▼▼▼

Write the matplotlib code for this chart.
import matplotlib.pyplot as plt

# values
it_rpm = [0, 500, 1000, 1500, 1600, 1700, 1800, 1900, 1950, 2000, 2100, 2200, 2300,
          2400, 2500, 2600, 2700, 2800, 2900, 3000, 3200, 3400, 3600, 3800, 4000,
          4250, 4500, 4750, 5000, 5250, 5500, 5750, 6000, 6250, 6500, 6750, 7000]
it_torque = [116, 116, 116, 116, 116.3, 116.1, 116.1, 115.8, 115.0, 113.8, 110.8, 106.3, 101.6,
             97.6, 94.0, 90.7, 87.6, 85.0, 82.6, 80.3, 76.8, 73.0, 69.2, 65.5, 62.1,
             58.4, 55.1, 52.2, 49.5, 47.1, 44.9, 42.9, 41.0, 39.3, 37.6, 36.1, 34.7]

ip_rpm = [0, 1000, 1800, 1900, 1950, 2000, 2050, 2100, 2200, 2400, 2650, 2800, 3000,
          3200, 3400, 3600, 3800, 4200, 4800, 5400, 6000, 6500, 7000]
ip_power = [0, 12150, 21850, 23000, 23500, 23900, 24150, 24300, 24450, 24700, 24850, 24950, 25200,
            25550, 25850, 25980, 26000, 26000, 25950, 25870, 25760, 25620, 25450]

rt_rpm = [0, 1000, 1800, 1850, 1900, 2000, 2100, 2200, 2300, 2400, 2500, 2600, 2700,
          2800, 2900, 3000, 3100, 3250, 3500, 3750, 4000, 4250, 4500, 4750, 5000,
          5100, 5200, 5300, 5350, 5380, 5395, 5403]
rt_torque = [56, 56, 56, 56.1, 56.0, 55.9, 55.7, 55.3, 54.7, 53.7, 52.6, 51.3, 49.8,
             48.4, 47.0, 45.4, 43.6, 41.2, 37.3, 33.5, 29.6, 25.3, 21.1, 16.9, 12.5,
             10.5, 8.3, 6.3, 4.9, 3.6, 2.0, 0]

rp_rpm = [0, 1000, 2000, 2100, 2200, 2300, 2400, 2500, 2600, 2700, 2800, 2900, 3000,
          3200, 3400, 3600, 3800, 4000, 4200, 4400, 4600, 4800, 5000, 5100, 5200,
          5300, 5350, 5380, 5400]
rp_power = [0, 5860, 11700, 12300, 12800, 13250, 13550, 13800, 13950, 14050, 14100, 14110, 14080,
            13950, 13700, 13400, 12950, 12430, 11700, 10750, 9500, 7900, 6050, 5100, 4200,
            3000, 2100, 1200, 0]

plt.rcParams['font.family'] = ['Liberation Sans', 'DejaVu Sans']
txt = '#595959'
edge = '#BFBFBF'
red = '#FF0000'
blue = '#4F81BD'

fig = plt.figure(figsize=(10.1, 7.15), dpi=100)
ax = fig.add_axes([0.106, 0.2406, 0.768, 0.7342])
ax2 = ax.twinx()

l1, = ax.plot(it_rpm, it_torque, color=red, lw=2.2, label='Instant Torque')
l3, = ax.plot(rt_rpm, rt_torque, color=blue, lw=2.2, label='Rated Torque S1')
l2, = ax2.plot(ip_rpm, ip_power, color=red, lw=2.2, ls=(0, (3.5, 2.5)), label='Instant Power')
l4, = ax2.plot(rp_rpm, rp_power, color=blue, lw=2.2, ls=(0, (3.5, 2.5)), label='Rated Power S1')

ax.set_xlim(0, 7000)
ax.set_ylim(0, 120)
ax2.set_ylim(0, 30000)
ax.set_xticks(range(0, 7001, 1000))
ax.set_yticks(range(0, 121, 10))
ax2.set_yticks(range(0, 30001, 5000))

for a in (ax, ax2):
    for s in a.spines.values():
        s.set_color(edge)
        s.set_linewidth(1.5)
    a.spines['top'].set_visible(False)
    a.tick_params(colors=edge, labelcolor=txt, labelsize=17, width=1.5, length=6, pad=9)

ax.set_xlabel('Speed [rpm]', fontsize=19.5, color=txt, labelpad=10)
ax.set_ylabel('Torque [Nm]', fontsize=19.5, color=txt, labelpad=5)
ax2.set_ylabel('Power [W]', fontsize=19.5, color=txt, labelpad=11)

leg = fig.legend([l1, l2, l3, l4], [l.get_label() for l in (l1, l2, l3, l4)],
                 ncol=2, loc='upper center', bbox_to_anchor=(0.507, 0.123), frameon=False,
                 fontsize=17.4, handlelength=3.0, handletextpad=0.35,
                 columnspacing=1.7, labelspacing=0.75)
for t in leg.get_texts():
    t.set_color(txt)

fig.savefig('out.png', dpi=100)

▲▲▲

WHAT YOU NEED TO DO:
Restate the first line and every line after it, word for word, stopping once the line with "ax2 = ax.twinx()" is done.

TASK OUTPUT:
Write the matplotlib code for this chart.
import matplotlib.pyplot as plt

# values
it_rpm = [0, 500, 1000, 1500, 1600, 1700, 1800, 1900, 1950, 2000, 2100, 2200, 2300,
          2400, 2500, 2600, 2700, 2800, 2900, 3000, 3200, 3400, 3600, 3800, 4000,
          4250, 4500, 4750, 5000, 5250, 5500, 5750, 6000, 6250, 6500, 6750, 7000]
it_torque = [116, 116, 116, 116, 116.3, 116.1, 116.1, 115.8, 115.0, 113.8, 110.8, 106.3, 101.6,
             97.6, 94.0, 90.7, 87.6, 85.0, 82.6, 80.3, 76.8, 73.0, 69.2, 65.5, 62.1,
             58.4, 55.1, 52.2, 49.5, 47.1, 44.9, 42.9, 41.0, 39.3, 37.6, 36.1, 34.7]

ip_rpm = [0, 1000, 1800, 1900, 1950, 2000, 2050, 2100, 2200, 2400, 2650, 2800, 3000,
          3200, 3400, 3600, 3800, 4200, 4800, 5400, 6000, 6500, 7000]
ip_power = [0, 12150, 21850, 23000, 23500, 23900, 24150, 24300, 24450, 24700, 24850, 24950, 25200,
            25550, 25850, 25980, 26000, 26000, 25950, 25870, 25760, 25620, 25450]

rt_rpm = [0, 1000, 1800, 1850, 1900, 2000, 2100, 2200, 2300, 2400, 2500, 2600, 2700,
          2800, 2900, 3000, 3100, 3250, 3500, 3750, 4000, 4250, 4500, 4750, 5000,
          5100, 5200, 5300, 5350, 5380, 5395, 5403]
rt_torque = [56, 56, 56, 56.1, 56.0, 55.9, 55.7, 55.3, 54.7, 53.7, 52.6, 51.3, 49.8,
             48.4, 47.0, 45.4, 43.6, 41.2, 37.3, 33.5, 29.6, 25.3, 21.1, 16.9, 12.5,
             10.5, 8.3, 6.3, 4.9, 3.6, 2.0, 0]

rp_rpm = [0, 1000, 2000, 2100, 2200, 2300, 2400, 2500, 2600, 2700, 2800, 2900, 3000,
          3200, 3400, 3600, 3800, 4000, 4200, 4400, 4600, 4800, 5000, 5100, 5200,
          5300, 5350, 5380, 5400]
rp_power = [0, 5860, 11700, 12300, 12800, 13250, 13550, 13800, 13950, 14050, 14100, 14110, 14080,
            13950, 13700, 13400, 12950, 12430, 11700, 10750, 9500, 7900, 6050, 5100, 4200,
            3000, 2100, 1200, 0]

plt.rcParams['font.family'] = ['Liberation Sans', 'DejaVu Sans']
txt = '#595959'
edge = '#BFBFBF'
red = '#FF0000'
blue = '#4F81BD'

fig = plt.figure(figsize=(10.1, 7.15), dpi=100)
ax = fig.add_axes([0.106, 0.2406, 0.768, 0.7342])
ax2 = ax.twinx()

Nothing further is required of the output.